STATED EXERCISE =>
Only the lines from the start of the data through the line with "const CANVAS_W = 664;" belong in the copy. Restate them word for word, minus the pictures.

Code that draws figures:

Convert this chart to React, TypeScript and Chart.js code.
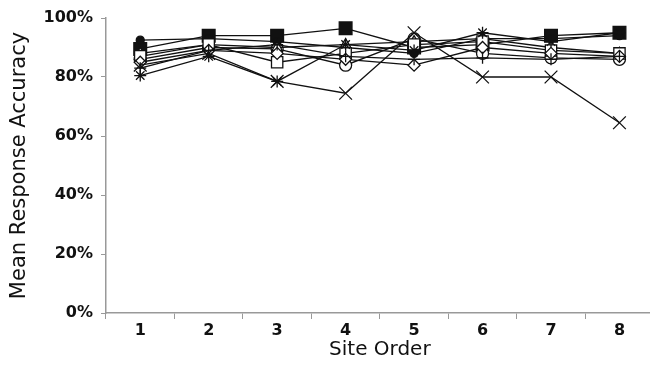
import React, { useEffect, useRef } from "react";
import { Chart, registerables } from "chart.js";

Chart.register(...registerables);

const categories = ["1", "2", "3", "4", "5", "6", "7", "8"];
const yTicks = [0, 20, 40, 60, 80, 100];

const filledSquare = [89.5, 94, 94, 96.5, 90, 91, 94, 95];
const openCircle = [86, 90, 89.5, 84, 93, 88, 86.5, 86];
const openSquare = [87, 91, 85, 88, 91, 92, 89, 88];
const plusSeries = [83, 89, 91, 87, 86, 86.5, 86, 87];
const crossSeries = [84, 88, 78.5, 74.5, 95, 80, 80, 64.5];
const starSeries = [80.5, 87, 78.5, 91, 89, 95, 92, 95];
const diamondSeries = [85, 89, 88, 86, 84, 90, 88, 87];
const triangleSeries = [88, 91, 90, 91, 92, 93, 90, 88];
const filledCircle = [92.5, 93, 92, 90, 88, 93, 93, 94];

const CANVAS_W = 664;

export default function App() {
  const ref = useRef<HTMLCanvasElement | null>(null);
  useEffect(() => {
    document.body.style.margin = "0";
    const ctx = ref.current!.getContext("2d")!;
    const mk = (data: number[], style: any, fill: string, r: number) => ({
      data,
      borderColor: "#111",
      borderWidth: 1.3,
      pointStyle: style,
      pointRadius: r,
      pointBackgroundColor: fill,
      pointBorderColor: "#111",
      pointBorderWidth: 1.3,
      tension: 0,
      fill: false,
    });
    const chart = new Chart(ctx, {
      type: "line",
      data: {
        labels: categories,
        datasets: [
          mk(crossSeries, "crossRot", "#fff", 9),
          mk(starSeries, "star", "#fff", 6),
          mk(plusSeries, "cross", "#fff", 6),
          mk(diamondSeries, "rectRot", "#fff", 6),
          mk(openSquare, "rect", "#fff", 8),
          mk(triangleSeries, "triangle", "#fff", 6),
          mk(openCircle, "circle", "#fff", 6),
          mk(filledCircle, "circle", "#111", 4),
          mk(filledSquare, "rect", "#111", 9),
        ],
      },
      options: {
        responsive: false,
        animation: false,
        layout: { padding: { top: 18, right: 0, left: 0, bottom: 0 } },
        plugins: { legend: { display: false }, tooltip: { enabled: false } },
        scales: {
          x: {
            offset: true,
            grid: {
              offset: true,
              drawOnChartArea: false,
              tickLength: 6,
              color: "#999",
            },
            border: { color: "#999", width: 1.5 },
            ticks: {
              color: "#111",
              padding: 2,
              font: { family: "DejaVu Sans", size: 16, weight: "bold" },
            },
            title: {
              display: true,
              text: "Site Order",
              color: "#111",
              padding: { top: 0, bottom: 6 },
              font: { family: "DejaVu Sans", size: 20 },
            },
            afterFit: (s: any) => {
              s.height = 55;
            },
          },
          y: {
            min: 0,
            max: 100,
            afterBuildTicks: (s: any) => {
              s.ticks = yTicks.map((v) => ({ value: v }));
            },
            grid: {
              drawOnChartArea: false,
              tickLength: 5,
              color: "#999",
            },
            border: { color: "#999", width: 1.5 },
            ticks: {
              color: "#111",
              padding: 8,
              callback: (v: any) => v + "%",
              font: { family: "DejaVu Sans", size: 16, weight: "bold" },
            },
            title: {
              display: true,
              text: "Mean Response Accuracy",
              color: "#111",
              padding: { top: 7, bottom: 7 },
              font: { family: "DejaVu Sans", size: 21 },
            },
            afterFit: (s: any) => {
              s.width = 106;
            },
          },
        },
      },
    });
    return () => chart.destroy();
  }, []);
  return (
    <div
      style={{
        position: "fixed",
        left: 0,
        top: 0,
        width: 650,
        height: 368,
        overflow: "hidden",
        background: "#fff",
      }}
    >
      <canvas ref={ref} width={CANVAS_W} height={368} style={{ display: "block" }} />
    </div>
  );
}
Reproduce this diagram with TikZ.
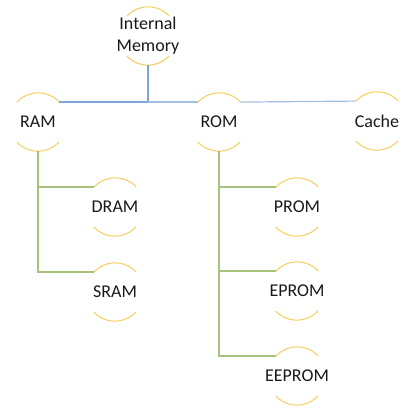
\documentclass[tikz,border=0pt]{standalone}
\usepackage{fontspec}
\setmainfont{Carlito}
\definecolor{arcy}{HTML}{F2CE5A}
\definecolor{lineb}{HTML}{7EA6D8}
\definecolor{lineb2}{HTML}{A3C0E3}
\definecolor{lineg}{HTML}{A6C27C}
\begin{document}
\begin{tikzpicture}[x=1pt,y=-1pt,
  blob/.style={circle,minimum size=58pt,inner sep=0pt,draw=none},
  lbl/.style={font=\fontsize{18}{22}\selectfont,align=center,inner sep=0pt,text=black!90},
  arcline/.style={draw=arcy,line width=1pt},
  blueline/.style={draw=lineb,line width=1.2pt},
  blueline2/.style={draw=lineb2,line width=1.2pt},
  greenline/.style={draw=lineg,line width=1.2pt}]
\useasboundingbox (0,0) rectangle (411,411);
% circles
\node[blob] (im) at (148,36) {};
\node[blob] (ram) at (38,122) {};
\node[blob] (rom) at (219,122) {};
\node[blob] (cache) at (377,121) {};
\node[blob] (dram) at (115,207) {};
\node[blob] (sram) at (115,292) {};
\node[blob] (prom) at (297,207) {};
\node[blob] (eprom) at (297,291) {};
\node[blob] (eeprom) at (297,376) {};
% arcs
\foreach \n in {im,ram,rom,cache,dram,sram,prom,eprom,eeprom}{
  \draw[arcline] (\n.43) arc[start angle=43,end angle=137,radius=29pt];
  \draw[arcline] (\n.223) arc[start angle=223,end angle=317,radius=29pt];
}
% labels
\node[lbl] (imt) at (im) {Internal\\Memory};
\node[lbl] (ramt) at (ram) {RAM};
\node[lbl] (romt) at (rom) {ROM};
\node[lbl] (cachet) at (cache) {Cache};
\node[lbl] (dramt) at (dram) {DRAM};
\node[lbl] (sramt) at (sram) {SRAM};
\node[lbl] (promt) at (prom) {PROM};
\node[lbl] (epromt) at (eprom) {EPROM};
\node[lbl] (eepromt) at (eeprom) {EEPROM};
% blue connectors
\coordinate (j) at (im.south |- ram.43);
\draw[blueline] (im.south) -- (j);
\draw[blueline] (j) -- (ram.43);
\draw[blueline2] (j) -- (rom.137);
\draw[blueline2] (rom.43) -- (cache.137);
% green connectors
\draw[greenline] (ram.south) |- (dram.137);
\draw[greenline] (ram.south) |- (sram.137);
\draw[greenline] (rom.south) |- (prom.137);
\draw[greenline] (rom.south) |- (eprom.137);
\draw[greenline] (rom.south) |- (eeprom.137);
\end{tikzpicture}
\end{document}
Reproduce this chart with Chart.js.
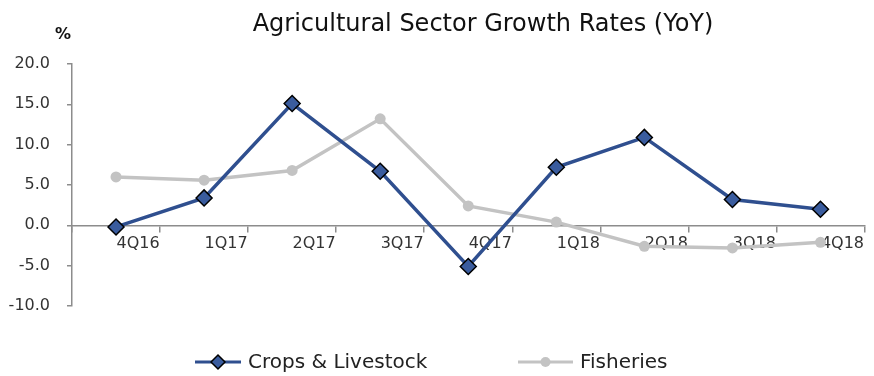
<!DOCTYPE html>
<html lang="en">
<head>
  <meta charset="UTF-8">
  <title>Agricultural Sector Growth Rates</title>
  <script src="https://cdn.jsdelivr.net/npm/chart.js"></script>
  <style>
    body { margin: 0; background: #fff; }
    .wrap { width: 874px; height: 376px; position: relative; }
  </style>
</head>
<body>
  <div class="wrap"><canvas id="agriChart"></canvas></div>

  <script>
    // data
    const quarters = ['4Q16', '1Q17', '2Q17', '3Q17', '4Q17', '1Q18', '2Q18', '3Q18', '4Q18'];
    const cropsLivestock = [-0.2, 3.4, 15.1, 6.7, -5.1, 7.2, 10.9, 3.2, 2.0];
    const fisheries = [6.0, 5.6, 6.8, 13.2, 2.4, 0.4, -2.6, -2.8, -2.1];
    const yTicks = [-10, -5, 0, 5, 10, 15, 20];

    const FONT = '"DejaVu Sans", sans-serif';
    const axisColor = '#8c8c8c';

    // title, "%" unit and a legend with line + marker samples
    const decorations = {
      id: 'decorations',
      afterDraw(chart) {
        const ctx = chart.ctx;
        ctx.save();
        ctx.fillStyle = '#111';
        ctx.textBaseline = 'middle';
        ctx.textAlign = 'center';
        ctx.font = '24px ' + FONT;
        ctx.fillText('Agricultural Sector Growth Rates (YoY)', 483, 25);
        ctx.font = 'bold 16px ' + FONT;
        ctx.fillText('%', 63, 35);

        const items = [
          { ds: chart.data.datasets[0], x: 195, w: 46, r: 7 },
          { ds: chart.data.datasets[1], x: 518, w: 55, r: 5 }
        ];
        const y = 362;
        items.forEach(it => {
          ctx.strokeStyle = it.ds.borderColor;
          ctx.lineWidth = 3;
          ctx.beginPath();
          ctx.moveTo(it.x, y);
          ctx.lineTo(it.x + it.w, y);
          ctx.stroke();
          ctx.fillStyle = it.ds.pointBackgroundColor;
          ctx.strokeStyle = it.ds.pointBorderColor;
          ctx.lineWidth = it.ds.pointBorderWidth;
          Chart.helpers.drawPoint(ctx, {
            pointStyle: it.ds.pointStyle,
            radius: it.r,
            borderWidth: it.ds.pointBorderWidth
          }, it.x + it.w / 2, y);
          ctx.fillStyle = '#222';
          ctx.textAlign = 'left';
          ctx.font = '20px ' + FONT;
          ctx.fillText(it.ds.label, it.x + it.w + 7, y + 1);
        });
        ctx.restore();
      }
    };

    const ctx = document.getElementById('agriChart').getContext('2d');
    new Chart(ctx, {
      type: 'line',
      data: {
        labels: quarters,
        datasets: [
          {
            label: 'Crops & Livestock',
            data: cropsLivestock,
            borderColor: '#2f4f8f',
            borderWidth: 3.5,
            pointStyle: 'rectRot',
            pointRadius: 8,
            pointBackgroundColor: '#3a5c9e',
            pointBorderColor: '#000',
            pointBorderWidth: 1.5,
            order: 1
          },
          {
            label: 'Fisheries',
            data: fisheries,
            borderColor: '#c3c3c3',
            borderWidth: 3.5,
            pointStyle: 'circle',
            pointRadius: 5.5,
            pointBackgroundColor: '#c3c3c3',
            pointBorderColor: '#c3c3c3',
            pointBorderWidth: 0,
            order: 2
          }
        ]
      },
      options: {
        responsive: true,
        maintainAspectRatio: false,
        animation: false,
        layout: { padding: { top: 64, right: 5, bottom: 70, left: 0 } },
        plugins: {
          legend: { display: false },
          title: { display: false },
          tooltip: { enabled: false }
        },
        scales: {
          x: {
            position: { y: 0 },
            offset: true,
            grid: {
              offset: true,
              drawOnChartArea: false,
              drawTicks: true,
              tickLength: 6,
              color: axisColor,
              lineWidth: 1.5
            },
            border: { color: axisColor, width: 1.5 },
            ticks: {
              color: '#333',
              font: { family: FONT, size: 16 },
              padding: 3,
              labelOffset: 22,
              maxRotation: 0,
              autoSkip: false
            }
          },
          y: {
            min: yTicks[0],
            max: yTicks[yTicks.length - 1],
            afterFit(scale) { scale.width = 72; },
            afterBuildTicks(scale) { scale.ticks = yTicks.map(v => ({ value: v })); },
            grid: {
              drawOnChartArea: false,
              drawTicks: true,
              tickLength: 5,
              color: axisColor,
              lineWidth: 1.5
            },
            border: { color: axisColor, width: 1.5 },
            ticks: {
              color: '#333',
              font: { family: FONT, size: 16 },
              padding: 17,
              callback: v => v.toFixed(1)
            }
          }
        }
      },
      plugins: [decorations]
    });
  </script>
</body>
</html>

SOLUTION TO THE EXERCISE =>
Convert this chart to React, TypeScript and Chart.js code.
import React, { useEffect, useRef } from "react";
import { Chart, registerables } from "chart.js";

Chart.register(...registerables);

const categories = ["1", "2", "3", "4", "5", "6", "7", "8"];
const yTicks = [0, 20, 40, 60, 80, 100];

const filledSquare = [89.5, 94, 94, 96.5, 90, 91, 94, 95];
const openCircle = [86, 90, 89.5, 84, 93, 88, 86.5, 86];
const openSquare = [87, 91, 85, 88, 91, 92, 89, 88];
const plusSeries = [83, 89, 91, 87, 86, 86.5, 86, 87];
const crossSeries = [84, 88, 78.5, 74.5, 95, 80, 80, 64.5];
const starSeries = [80.5, 87, 78.5, 91, 89, 95, 92, 95];
const diamondSeries = [85, 89, 88, 86, 84, 90, 88, 87];
const triangleSeries = [88, 91, 90, 91, 92, 93, 90, 88];
const filledCircle = [92.5, 93, 92, 90, 88, 93, 93, 94];

const CANVAS_W = 664;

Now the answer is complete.